Will Woodward’s complaints change anything in the way the White House interacts with reporters? The Fix isn’t a betting man but if we were, we would lay all our money on "no." [Boldface emphasis added.]
OMG. Does anyone, even Chris C, believe that the way the White House interacts with Prince Bob is treated has anything to do with it interacts with actual reporters? Which brings us to that possibly implied threat I alluded to earlier. If Gene is saying anything of the sort here, it's likely to be something of the nature:

We know your entire career standing depends on access, and access at the highest levels of government? If you go around micharacterizing what such people say, especially when you don't know the eff you're talking about, don't you think you may live to regret it?

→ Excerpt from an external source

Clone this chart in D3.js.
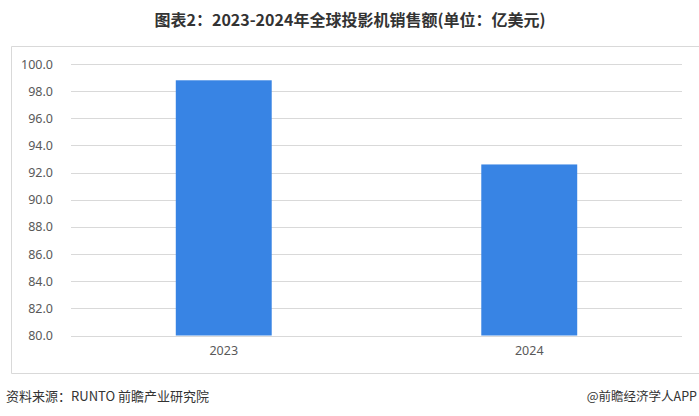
<!DOCTYPE html>
<html><head><meta charset="utf-8">
<script src="https://cdn.jsdelivr.net/npm/d3@7"></script>
<style>
body{margin:0;background:#fff;}
svg{display:block;font-family:"Microsoft YaHei","Noto Sans CJK SC",sans-serif;}
</style></head>
<body><svg id="c" width="699" height="416"></svg>
<script>
const categories = ["2023", "2024"];
const values = [98.8, 92.6];
const yTicks = [80, 82, 84, 86, 88, 90, 92, 94, 96, 98, 100];
const title = "图表2：2023-2024年全球投影机销售额(单位：亿美元)";
const source = "资料来源：RUNTO 前瞻产业研究院";
const credit = "@前瞻经济学人APP";

const svg = d3.select("#c");
const pLeft = 71, pRight = 682, pTop = 64, pBottom = 335.5;

// outer frame
svg.append("path").attr("d", "M699,46.5 H11.5 V373.5 H699")
  .attr("fill", "none").attr("stroke", "#d9d9d9").attr("stroke-width", 1);

const x = d3.scaleBand().domain(categories).range([pLeft, pRight]).paddingInner(0.686).paddingOuter(0.343);
const y = d3.scaleLinear().domain([80, 100]).range([pBottom, pTop]);

// grid lines
svg.append("g").selectAll("line").data(yTicks).join("line")
  .attr("x1", pLeft).attr("x2", pRight)
  .attr("y1", d => Math.round(y(d)) + 0.5).attr("y2", d => Math.round(y(d)) + 0.5)
  .attr("stroke", "#d9d9d9").attr("stroke-width", 1);

const tickFont = "'Noto Sans', 'Open Sans', sans-serif";

// y axis labels
const yAxis = d3.axisLeft(y).tickValues(yTicks).tickFormat(d3.format(".1f")).tickSize(0).tickPadding(0);
const ya = svg.append("g").attr("transform", "translate(53,0)").call(yAxis);
ya.select(".domain").remove();
ya.selectAll("text").attr("fill", "#595959").style("font-size", "12.5px").style("font-family", tickFont);

// bars
svg.append("g").selectAll("rect").data(values).join("rect")
  .attr("x", (d, i) => x(categories[i]))
  .attr("width", x.bandwidth())
  .attr("y", d => y(d))
  .attr("height", d => y(80) - y(d))
  .attr("fill", "#3884e4");

// x axis
const xAxis = d3.axisBottom(x).tickSize(0).tickPadding(11);
const xa = svg.append("g").attr("transform", `translate(0,${pBottom})`).call(xAxis);
xa.select(".domain").remove();
xa.selectAll("text").attr("fill", "#595959").style("font-size", "12.5px").style("font-family", tickFont);

// title
svg.append("text").attr("x", 350).attr("y", 26).attr("text-anchor", "middle")
  .attr("font-weight", "bold").attr("font-size", "16px").attr("fill", "#333").text(title);

// footer
svg.append("text").attr("x", 6).attr("y", 401).attr("font-size", "13px").attr("fill", "#333").text(source);
svg.append("text").attr("x", 697).attr("y", 401).attr("text-anchor", "end").attr("font-size", "12.5px").attr("fill", "#333").text(credit);
</script></body></html>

In this regard, it might be useful to look at the e-mail Prince Bob sent in reply:
Gene: You do not ever have to apologize to me. You get wound up because you are making your points and you believe them. This is all part of a serious discussion. I for one welcome a little heat; there should more given the importance. I also welcome your personal advice. I am listening. I know you lived all this. My partial advantage is that I talked extensively with all involved. I am traveling and will try to reach you after 3 pm today. Best, Bob 
First off, does that sound like a man shivering in his boots after being threatened by the deadly force of the U.S. executive branch?

Whether we want to think of Prince Bob as a groupie or an outright power whore, luckily what's transacted between him and his "sources" all goes on behind closed doors. I sure as heck don't want to see pictures, or have pictures painted.